Mr Lloyd accepts, however, that there has been a need to diversify sources of funding. In the old days, he says, British Steel was like a banker, with a Ł1bn cash pile at the top of the cycle, dwindling to zero at the bottom, when the whole process started over again. The merger, which involved paying a large special dividend, led to a much more geared entity: gearing was 43% (at the low end of the range for EU steel companies) at end-June, with a target of 30% averaged over the cycle, Mr Lloyd reports.

In January 2002, a convertible bond issue raised E307m. The sale of a minority stake in a stainless steel venture raised another E555m. At the end of 2003, a 5-for-12 share placing – which helped to bolster the market’s view of Corus – netted E291m.

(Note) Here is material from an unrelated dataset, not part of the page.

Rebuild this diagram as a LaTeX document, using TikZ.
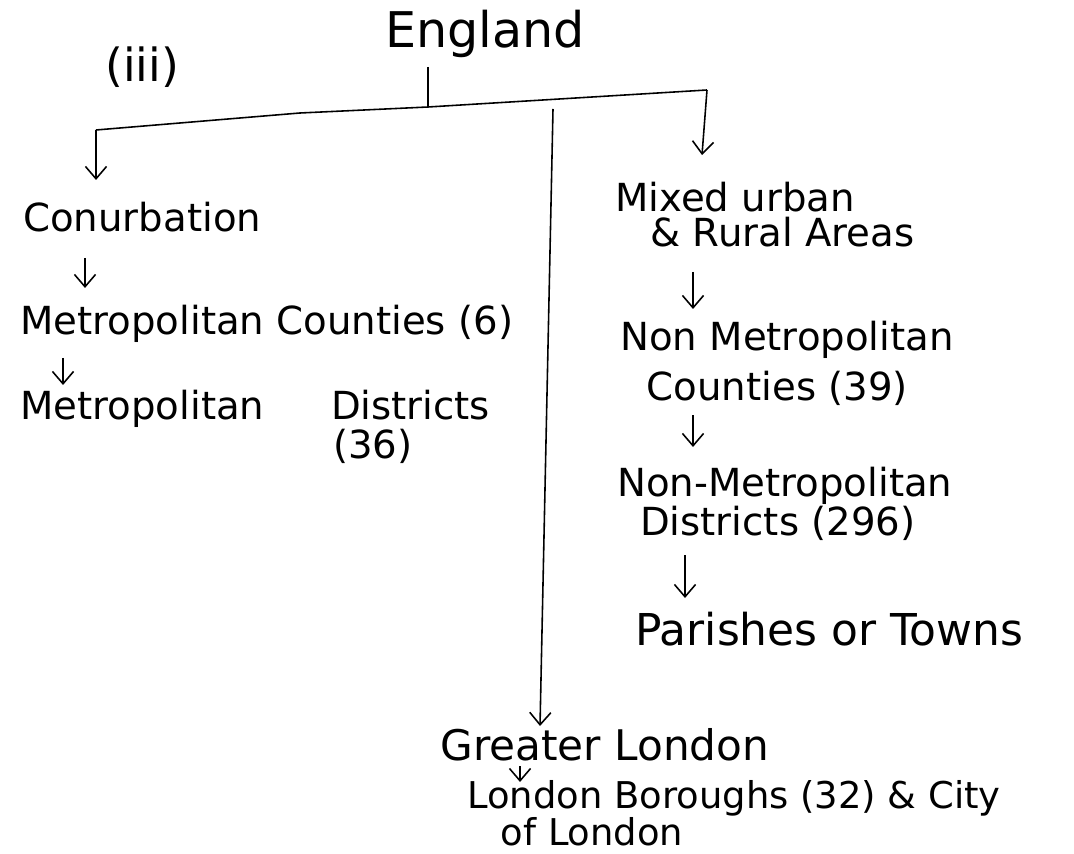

“Access to the bond markets is essential for Corus, given the size of our capital expenditure and the long-life nature of our asset base,” Mr Lloyd says. “But tapping the markets by such a cyclical borrower must involve a degree of opportunism. We’ll go when the market conditions are right.”

Extending debt profile

This year, the emphasis has been on extending the debt’s maturity profile, hence the bond issue and tender offer. A Ł215m receivables securitisation programme set up in 2002, due to mature in 2007, has been increased to Ł275m and had its maturity extended to 2009.

All that remains now is for Corus’s credit rating to catch up with the implied view of the marketplace. Downgraded to non-investment grade status in 2002, its debt was upgraded on the back of the 2004 interims. Current bond spreads and credit default swap prices, however, suggest that another upwards notch might be in order.